By filling at least the mandatory fields that correspond to numbers 1 and 4, you can finish the registration of your project by clicking the button “CREATE PROJECT” and you will be ready to start working with your new project.
# How to edit the project’s basic data?
If you wish to update any basic data of your project among those that you informed during the project registration, you just need to follow two very simple steps.
From any screen you are navigating in the project you want to edit, click on the “Settings” menu shown on the image below, and you will see the screen where you can update your data. On this screen, you can also set up some options for your project.
In this case, the information wasn’t collected at the initial project setup, and the following options are available in the registry page:
Show task identifier: When this option is active, all your tasks in the project will be displayed with a prefix in your name. For example, for the “Bake the cake” task, when this option is active, it will be shown as “#TK-1 Bake the Care”. Note that the number is automatically generated.
Maximum WIP per user: In this field, you can define what is the maximum number of tasks that a user can keep active. That is, the total tasks someone can perform at once.
# How to define a project’s team?
To define your team in this new project, you must access the “Settings” menu, which is available at the sidebar in every page while navigating at a project.
After accessing the settings menu, you must select the “Team” option, as shown on the image by number 2.
Next, you will be able to link the users of your organization to your new project.
# How to create quick tasks in the project?
You can create tasks on GitScrum in a very simple and quick way.
The first step is, from the access page of your project, access the “Project Options” menu shown by number 1 on the image below, and then click on the option “Create Task” shown by number 2.
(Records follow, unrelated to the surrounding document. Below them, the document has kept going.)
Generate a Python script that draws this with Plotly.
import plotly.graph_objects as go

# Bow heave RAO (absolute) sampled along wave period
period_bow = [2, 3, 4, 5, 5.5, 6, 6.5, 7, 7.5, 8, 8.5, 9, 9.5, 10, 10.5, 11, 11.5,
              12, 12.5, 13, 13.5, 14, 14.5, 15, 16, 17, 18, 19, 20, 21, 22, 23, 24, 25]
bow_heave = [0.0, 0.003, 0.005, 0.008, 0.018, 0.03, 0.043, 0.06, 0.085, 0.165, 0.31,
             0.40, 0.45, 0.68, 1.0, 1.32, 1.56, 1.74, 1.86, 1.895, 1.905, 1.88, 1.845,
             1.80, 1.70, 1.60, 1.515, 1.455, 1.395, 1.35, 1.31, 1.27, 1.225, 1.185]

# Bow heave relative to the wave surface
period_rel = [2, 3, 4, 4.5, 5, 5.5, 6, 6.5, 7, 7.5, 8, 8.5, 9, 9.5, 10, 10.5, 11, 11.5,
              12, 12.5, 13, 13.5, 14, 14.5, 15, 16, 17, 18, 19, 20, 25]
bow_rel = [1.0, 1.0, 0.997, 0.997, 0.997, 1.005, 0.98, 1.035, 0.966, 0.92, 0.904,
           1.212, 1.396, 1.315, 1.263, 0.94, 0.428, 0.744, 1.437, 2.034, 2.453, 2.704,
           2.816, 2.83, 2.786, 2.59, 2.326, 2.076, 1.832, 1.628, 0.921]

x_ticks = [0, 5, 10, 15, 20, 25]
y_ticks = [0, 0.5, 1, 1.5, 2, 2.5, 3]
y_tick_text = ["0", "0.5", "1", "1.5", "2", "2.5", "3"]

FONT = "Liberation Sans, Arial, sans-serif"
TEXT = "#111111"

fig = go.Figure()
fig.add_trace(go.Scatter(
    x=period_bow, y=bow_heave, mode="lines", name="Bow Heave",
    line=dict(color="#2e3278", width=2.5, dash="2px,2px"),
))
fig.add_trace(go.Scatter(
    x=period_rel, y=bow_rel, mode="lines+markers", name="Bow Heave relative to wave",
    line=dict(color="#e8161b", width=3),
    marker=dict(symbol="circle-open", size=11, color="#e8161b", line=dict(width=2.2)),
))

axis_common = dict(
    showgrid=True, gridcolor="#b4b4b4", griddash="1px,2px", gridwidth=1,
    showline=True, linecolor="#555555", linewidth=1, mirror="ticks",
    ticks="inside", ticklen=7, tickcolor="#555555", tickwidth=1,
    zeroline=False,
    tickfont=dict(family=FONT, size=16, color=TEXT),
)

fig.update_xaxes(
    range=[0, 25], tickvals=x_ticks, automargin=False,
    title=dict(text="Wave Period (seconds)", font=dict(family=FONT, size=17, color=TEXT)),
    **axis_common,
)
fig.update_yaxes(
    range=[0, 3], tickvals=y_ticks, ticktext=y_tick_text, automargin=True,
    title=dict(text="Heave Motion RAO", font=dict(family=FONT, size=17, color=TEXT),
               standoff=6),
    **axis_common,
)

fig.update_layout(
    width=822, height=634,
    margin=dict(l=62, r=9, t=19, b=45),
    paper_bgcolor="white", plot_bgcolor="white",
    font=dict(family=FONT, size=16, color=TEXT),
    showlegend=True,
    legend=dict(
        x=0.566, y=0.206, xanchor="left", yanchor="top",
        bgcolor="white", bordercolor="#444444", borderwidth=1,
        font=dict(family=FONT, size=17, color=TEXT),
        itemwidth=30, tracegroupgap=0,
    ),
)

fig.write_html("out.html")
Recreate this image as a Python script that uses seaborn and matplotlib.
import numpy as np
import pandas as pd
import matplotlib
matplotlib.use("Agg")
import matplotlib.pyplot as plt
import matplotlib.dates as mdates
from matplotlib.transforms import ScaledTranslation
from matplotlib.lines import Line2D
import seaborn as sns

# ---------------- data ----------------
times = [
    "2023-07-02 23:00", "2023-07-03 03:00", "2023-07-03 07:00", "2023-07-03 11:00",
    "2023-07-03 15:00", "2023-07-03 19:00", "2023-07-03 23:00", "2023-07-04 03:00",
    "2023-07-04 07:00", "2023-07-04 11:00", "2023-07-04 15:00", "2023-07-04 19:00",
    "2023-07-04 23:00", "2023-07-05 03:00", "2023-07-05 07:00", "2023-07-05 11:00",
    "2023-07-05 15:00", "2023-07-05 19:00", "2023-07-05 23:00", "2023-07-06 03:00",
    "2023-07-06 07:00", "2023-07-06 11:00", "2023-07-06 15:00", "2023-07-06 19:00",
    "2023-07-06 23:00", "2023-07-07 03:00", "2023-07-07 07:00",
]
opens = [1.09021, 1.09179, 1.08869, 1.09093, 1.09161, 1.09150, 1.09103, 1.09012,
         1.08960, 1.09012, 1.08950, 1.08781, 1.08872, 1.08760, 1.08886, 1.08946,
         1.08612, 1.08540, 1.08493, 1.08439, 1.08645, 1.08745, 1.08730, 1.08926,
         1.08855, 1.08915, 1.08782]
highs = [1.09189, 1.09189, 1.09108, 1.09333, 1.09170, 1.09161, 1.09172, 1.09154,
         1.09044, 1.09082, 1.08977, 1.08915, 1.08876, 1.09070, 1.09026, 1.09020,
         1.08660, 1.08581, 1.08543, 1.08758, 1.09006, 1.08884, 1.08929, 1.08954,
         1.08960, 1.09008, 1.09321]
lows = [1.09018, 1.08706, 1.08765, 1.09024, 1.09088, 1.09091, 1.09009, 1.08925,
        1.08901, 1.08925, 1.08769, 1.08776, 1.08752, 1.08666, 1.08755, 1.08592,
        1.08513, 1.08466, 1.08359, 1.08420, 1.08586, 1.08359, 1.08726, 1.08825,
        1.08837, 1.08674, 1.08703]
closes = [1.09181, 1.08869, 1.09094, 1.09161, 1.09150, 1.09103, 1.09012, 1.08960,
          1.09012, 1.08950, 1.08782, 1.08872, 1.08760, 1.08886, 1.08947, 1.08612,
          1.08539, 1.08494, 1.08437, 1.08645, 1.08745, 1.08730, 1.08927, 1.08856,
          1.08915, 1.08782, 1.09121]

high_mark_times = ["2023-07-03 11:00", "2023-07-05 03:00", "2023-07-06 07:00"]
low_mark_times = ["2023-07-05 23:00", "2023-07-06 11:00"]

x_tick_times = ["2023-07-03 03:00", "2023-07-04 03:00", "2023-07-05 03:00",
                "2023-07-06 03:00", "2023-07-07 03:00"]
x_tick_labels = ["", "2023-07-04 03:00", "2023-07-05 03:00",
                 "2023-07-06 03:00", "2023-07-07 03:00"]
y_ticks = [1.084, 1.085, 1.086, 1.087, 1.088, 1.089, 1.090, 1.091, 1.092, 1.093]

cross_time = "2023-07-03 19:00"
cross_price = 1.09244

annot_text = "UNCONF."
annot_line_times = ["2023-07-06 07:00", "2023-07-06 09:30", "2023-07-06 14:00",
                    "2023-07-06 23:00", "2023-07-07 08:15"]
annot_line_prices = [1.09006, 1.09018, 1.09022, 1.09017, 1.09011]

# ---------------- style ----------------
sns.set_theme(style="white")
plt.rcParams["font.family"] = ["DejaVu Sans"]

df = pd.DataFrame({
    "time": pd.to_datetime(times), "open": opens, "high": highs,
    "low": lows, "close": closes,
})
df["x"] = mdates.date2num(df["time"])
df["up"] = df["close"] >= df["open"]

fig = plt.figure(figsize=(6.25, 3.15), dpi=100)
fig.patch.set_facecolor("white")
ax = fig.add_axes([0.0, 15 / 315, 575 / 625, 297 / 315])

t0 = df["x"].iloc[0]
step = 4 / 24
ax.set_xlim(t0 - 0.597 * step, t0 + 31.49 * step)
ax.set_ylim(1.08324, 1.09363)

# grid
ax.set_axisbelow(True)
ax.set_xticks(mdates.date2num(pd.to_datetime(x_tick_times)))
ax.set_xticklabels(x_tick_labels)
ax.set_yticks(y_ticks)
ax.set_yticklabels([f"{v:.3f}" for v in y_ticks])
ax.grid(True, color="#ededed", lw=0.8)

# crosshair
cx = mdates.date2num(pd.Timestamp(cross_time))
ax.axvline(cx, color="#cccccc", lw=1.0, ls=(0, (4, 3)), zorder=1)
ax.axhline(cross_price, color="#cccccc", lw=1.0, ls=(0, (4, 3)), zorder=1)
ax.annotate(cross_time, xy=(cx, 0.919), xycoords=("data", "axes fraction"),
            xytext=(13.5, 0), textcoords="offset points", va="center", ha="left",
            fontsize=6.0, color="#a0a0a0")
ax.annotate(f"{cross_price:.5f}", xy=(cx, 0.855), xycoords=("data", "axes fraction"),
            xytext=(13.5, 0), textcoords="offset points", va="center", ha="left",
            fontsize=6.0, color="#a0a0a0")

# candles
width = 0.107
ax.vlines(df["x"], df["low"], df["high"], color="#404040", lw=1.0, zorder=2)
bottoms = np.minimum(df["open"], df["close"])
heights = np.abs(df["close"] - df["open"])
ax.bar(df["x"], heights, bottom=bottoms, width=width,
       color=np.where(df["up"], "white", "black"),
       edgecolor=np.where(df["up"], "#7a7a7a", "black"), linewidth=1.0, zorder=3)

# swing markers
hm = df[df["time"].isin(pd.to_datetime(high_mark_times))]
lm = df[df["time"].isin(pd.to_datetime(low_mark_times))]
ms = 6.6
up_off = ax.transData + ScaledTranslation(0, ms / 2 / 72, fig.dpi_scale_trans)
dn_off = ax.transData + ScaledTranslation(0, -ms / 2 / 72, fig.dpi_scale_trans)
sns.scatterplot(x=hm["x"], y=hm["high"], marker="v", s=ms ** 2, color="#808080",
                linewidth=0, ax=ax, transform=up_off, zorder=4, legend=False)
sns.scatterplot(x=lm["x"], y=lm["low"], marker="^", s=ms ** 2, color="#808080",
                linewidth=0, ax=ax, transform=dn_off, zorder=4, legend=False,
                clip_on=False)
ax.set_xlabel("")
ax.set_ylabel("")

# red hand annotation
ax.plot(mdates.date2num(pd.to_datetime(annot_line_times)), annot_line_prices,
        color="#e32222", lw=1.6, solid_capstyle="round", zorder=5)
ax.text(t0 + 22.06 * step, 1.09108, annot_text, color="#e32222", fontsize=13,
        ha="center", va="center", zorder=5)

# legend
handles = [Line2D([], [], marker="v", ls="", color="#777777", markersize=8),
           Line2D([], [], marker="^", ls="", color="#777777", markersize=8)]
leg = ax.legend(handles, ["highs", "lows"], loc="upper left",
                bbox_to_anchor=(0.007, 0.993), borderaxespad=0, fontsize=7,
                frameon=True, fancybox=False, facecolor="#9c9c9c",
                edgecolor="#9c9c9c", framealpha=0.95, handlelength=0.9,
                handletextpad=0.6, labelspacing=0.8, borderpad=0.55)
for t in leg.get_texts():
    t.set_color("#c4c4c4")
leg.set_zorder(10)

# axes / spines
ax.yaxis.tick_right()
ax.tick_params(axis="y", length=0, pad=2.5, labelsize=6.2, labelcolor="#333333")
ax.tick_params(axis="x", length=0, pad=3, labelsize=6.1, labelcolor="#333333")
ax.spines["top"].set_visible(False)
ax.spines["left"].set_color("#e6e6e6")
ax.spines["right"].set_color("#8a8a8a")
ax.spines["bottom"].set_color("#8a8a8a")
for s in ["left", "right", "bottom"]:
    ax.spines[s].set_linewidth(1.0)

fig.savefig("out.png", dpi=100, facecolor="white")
Next, your screen will show a modal window for you to log tasks and your initial set of information, which are:
Task Title: In this field, you must register the task title in a way that the identification of the work that needs to be performed is clear.
Description: In this field, you can document the work that needs to be executed in details. It works as a support material for the person who will be later working in this activity.
Type: The type must be selected to identify how the work is being divided. Using this field enables the identification of the work that needs to be done and later, generates accurate reports and charts regarding the activity in the platform.
Effort: In this field, you must fill out the estimated effort for the task. It is important to highlight that the effort field, as well as the type field, can be set up for each project. That is, you can have a list with effort options and task types for each project, and you will see how to set it up in another section.
Assigned to: In this field, you must select the members of the project that must work in this activity. Note that it is possible to assign more than one member to each task.
Bug and Draft: When finishing the setup of your ask, you can classify it as a “bug”, which is extremely recommended for correction activities since later, it is possible to visualize metrics such as the bug rate of your project, for example. And you can also classify the task as a draft, and in this case, the task will be only visible when you have this setup.